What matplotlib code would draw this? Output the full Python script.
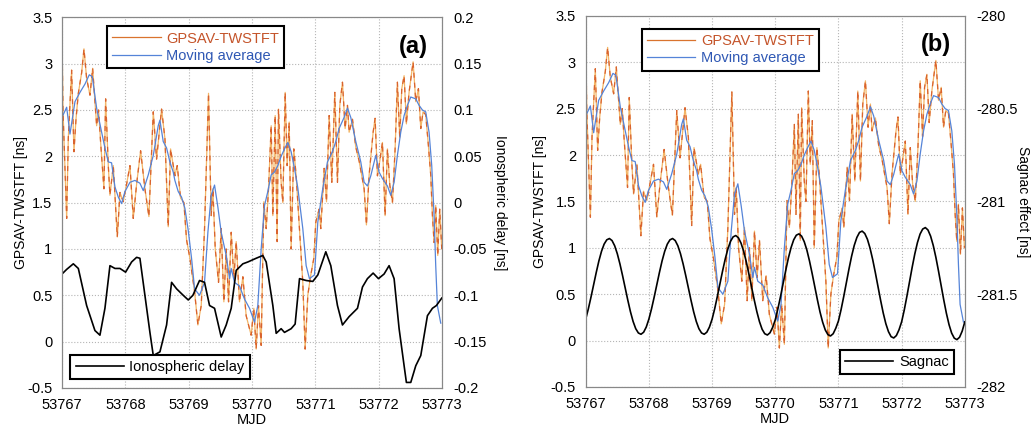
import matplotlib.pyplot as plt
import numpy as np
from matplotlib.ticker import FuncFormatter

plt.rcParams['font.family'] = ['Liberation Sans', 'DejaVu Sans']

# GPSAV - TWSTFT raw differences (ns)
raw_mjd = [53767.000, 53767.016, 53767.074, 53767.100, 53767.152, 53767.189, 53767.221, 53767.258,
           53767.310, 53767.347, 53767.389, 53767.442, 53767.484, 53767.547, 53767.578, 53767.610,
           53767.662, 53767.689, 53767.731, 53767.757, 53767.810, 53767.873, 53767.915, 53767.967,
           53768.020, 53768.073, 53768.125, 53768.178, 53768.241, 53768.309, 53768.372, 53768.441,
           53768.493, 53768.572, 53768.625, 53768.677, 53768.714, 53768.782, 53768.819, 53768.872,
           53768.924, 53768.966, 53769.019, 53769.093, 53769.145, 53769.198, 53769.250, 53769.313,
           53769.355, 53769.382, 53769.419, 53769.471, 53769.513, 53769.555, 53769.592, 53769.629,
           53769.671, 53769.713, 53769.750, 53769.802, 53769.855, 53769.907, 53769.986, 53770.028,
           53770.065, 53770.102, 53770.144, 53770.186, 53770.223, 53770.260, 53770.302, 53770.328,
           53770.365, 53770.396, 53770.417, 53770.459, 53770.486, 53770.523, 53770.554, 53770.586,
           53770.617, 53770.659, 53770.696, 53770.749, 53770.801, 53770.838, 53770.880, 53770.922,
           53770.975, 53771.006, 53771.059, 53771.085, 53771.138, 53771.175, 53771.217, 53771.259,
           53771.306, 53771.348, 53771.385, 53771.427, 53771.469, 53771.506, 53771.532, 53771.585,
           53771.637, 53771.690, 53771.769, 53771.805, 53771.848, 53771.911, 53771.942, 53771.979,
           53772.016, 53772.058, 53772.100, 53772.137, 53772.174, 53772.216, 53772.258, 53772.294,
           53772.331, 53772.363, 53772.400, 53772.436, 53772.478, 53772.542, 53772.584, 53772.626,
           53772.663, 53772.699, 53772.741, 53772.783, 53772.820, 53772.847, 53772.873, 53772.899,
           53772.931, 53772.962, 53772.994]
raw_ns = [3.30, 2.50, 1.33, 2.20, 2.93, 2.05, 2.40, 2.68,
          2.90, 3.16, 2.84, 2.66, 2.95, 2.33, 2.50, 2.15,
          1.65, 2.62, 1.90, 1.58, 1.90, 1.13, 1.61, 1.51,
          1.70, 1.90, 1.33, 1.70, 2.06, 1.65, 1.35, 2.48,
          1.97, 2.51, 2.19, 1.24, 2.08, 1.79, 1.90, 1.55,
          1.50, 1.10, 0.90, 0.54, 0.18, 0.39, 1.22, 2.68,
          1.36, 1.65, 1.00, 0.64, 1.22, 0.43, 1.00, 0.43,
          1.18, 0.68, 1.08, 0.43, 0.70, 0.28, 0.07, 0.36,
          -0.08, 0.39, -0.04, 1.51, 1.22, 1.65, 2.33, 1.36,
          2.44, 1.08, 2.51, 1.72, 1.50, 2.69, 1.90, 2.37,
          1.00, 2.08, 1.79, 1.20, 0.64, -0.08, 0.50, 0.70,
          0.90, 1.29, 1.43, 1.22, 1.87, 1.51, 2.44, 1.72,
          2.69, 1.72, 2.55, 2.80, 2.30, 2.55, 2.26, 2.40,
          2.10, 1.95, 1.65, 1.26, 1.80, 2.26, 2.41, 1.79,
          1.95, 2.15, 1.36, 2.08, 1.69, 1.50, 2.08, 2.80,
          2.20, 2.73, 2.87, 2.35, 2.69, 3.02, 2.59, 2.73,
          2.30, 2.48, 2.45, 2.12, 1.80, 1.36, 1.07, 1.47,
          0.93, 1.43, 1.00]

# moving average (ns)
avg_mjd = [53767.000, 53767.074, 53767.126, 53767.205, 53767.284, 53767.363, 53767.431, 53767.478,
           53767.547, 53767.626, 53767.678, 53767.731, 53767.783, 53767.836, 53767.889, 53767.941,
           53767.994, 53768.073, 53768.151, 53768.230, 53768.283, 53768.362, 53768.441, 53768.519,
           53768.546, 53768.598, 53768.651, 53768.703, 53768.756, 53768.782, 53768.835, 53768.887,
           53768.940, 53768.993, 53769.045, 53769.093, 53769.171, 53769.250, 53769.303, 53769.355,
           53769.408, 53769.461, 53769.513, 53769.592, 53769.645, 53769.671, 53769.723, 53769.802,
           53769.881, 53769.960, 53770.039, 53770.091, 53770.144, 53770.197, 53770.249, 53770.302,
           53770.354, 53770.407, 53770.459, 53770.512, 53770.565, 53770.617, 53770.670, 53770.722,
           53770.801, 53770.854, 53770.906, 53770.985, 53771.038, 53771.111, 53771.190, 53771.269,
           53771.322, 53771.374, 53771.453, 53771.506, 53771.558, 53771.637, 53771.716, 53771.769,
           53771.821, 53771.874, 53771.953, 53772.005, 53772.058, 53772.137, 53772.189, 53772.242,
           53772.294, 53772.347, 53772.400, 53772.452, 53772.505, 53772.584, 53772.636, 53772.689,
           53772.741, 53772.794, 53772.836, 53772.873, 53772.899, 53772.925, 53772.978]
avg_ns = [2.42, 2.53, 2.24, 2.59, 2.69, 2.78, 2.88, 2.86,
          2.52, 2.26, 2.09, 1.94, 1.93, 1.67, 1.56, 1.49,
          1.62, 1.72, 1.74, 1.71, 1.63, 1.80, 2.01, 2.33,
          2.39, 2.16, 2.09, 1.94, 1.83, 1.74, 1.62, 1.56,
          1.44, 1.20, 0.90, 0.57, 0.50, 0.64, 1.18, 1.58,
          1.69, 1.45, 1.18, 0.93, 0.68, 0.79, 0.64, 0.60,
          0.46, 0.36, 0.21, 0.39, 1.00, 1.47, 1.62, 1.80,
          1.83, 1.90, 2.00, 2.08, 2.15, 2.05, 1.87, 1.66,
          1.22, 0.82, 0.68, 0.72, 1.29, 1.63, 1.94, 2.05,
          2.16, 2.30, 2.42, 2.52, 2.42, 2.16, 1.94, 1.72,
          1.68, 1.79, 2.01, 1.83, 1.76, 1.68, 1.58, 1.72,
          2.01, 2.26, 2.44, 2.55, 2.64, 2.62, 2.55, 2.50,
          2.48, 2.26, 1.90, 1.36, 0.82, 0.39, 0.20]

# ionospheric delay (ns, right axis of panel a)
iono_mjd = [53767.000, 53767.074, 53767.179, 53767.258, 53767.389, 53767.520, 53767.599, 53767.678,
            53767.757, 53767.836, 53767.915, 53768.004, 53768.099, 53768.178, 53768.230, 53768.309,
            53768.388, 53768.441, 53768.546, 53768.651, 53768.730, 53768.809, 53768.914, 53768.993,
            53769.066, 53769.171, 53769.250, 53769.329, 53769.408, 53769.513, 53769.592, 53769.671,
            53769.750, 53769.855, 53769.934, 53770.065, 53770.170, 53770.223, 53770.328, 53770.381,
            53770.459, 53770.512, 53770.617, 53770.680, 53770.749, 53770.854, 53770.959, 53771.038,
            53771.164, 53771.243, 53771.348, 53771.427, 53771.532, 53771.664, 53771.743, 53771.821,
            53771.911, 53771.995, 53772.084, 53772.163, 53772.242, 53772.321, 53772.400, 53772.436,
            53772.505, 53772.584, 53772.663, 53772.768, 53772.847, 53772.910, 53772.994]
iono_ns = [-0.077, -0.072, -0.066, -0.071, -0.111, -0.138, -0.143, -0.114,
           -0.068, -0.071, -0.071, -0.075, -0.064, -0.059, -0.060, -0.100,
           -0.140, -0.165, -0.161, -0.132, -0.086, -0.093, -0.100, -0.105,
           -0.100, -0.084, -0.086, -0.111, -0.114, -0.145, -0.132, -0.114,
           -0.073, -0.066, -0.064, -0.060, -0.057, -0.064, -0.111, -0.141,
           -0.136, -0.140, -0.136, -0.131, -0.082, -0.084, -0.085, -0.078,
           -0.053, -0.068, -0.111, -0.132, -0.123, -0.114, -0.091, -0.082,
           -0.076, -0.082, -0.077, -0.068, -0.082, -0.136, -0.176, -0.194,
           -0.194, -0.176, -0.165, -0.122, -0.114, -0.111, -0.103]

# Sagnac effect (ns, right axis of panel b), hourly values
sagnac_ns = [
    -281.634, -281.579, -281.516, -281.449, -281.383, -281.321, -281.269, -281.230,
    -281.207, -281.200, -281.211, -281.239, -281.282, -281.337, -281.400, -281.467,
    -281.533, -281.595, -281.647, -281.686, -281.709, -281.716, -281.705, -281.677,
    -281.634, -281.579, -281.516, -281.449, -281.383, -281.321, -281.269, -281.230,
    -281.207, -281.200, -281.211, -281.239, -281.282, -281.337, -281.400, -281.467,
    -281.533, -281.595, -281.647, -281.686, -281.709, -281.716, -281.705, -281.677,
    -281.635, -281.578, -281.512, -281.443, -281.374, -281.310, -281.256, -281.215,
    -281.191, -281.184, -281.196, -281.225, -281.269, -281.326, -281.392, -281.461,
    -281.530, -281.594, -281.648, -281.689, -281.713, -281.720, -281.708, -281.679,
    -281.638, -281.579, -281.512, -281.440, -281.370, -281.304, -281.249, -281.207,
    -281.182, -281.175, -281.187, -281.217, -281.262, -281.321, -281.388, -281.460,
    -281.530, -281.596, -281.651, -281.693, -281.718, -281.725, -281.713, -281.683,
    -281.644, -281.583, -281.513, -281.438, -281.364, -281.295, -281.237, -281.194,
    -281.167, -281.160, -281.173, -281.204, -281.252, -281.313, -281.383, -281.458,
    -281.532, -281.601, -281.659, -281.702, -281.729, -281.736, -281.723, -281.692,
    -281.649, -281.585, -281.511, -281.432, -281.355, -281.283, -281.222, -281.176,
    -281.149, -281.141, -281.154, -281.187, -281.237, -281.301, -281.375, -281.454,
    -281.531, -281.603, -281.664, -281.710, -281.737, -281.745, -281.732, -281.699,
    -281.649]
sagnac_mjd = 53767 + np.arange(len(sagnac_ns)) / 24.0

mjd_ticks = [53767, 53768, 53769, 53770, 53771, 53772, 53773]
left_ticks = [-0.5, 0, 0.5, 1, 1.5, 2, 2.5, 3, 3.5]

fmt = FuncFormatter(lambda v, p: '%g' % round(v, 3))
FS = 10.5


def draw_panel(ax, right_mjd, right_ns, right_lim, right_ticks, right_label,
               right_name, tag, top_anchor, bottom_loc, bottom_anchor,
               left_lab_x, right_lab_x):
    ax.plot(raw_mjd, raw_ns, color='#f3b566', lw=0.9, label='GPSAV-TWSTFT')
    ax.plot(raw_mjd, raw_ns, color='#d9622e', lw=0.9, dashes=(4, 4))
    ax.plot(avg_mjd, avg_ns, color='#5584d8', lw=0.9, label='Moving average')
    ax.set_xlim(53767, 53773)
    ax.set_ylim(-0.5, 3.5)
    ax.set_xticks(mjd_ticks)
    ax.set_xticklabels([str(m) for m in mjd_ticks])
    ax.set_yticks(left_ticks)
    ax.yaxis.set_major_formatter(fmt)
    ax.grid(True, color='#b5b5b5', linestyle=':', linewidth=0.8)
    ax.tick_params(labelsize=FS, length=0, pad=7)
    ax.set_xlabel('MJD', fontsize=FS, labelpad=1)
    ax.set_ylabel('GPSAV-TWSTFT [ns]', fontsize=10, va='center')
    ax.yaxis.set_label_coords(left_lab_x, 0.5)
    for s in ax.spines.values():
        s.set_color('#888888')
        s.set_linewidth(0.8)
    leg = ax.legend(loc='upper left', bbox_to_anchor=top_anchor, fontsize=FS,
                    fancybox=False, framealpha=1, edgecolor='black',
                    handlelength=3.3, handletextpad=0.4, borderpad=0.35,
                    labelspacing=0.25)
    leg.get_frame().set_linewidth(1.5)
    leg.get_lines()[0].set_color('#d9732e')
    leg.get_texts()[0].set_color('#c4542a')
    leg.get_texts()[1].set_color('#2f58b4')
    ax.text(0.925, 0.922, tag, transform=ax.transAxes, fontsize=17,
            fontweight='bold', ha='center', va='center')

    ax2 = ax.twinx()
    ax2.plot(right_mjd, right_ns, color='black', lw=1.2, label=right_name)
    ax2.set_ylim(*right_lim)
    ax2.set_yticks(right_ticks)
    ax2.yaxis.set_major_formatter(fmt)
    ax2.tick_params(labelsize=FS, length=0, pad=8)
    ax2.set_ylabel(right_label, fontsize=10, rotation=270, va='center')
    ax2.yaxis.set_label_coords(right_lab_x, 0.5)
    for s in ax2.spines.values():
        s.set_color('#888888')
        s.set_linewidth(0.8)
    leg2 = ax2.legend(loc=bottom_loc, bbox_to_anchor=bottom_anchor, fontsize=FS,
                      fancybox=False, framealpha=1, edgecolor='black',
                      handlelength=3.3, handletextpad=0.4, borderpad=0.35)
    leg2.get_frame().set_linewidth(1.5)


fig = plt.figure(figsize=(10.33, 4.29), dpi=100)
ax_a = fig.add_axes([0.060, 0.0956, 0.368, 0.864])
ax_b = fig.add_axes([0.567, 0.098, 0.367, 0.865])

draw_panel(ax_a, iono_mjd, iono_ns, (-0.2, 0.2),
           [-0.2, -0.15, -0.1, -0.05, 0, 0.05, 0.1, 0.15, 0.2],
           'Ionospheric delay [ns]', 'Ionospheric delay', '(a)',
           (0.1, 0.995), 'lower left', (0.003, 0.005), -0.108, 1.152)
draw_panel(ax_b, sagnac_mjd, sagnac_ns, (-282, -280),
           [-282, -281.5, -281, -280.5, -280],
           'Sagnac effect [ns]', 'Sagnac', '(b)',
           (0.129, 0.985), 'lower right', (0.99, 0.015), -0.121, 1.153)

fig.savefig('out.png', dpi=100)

### Instructions to follow
Give only the count of lines in which the string "matplotlib" appears.

### Output of the exercise
3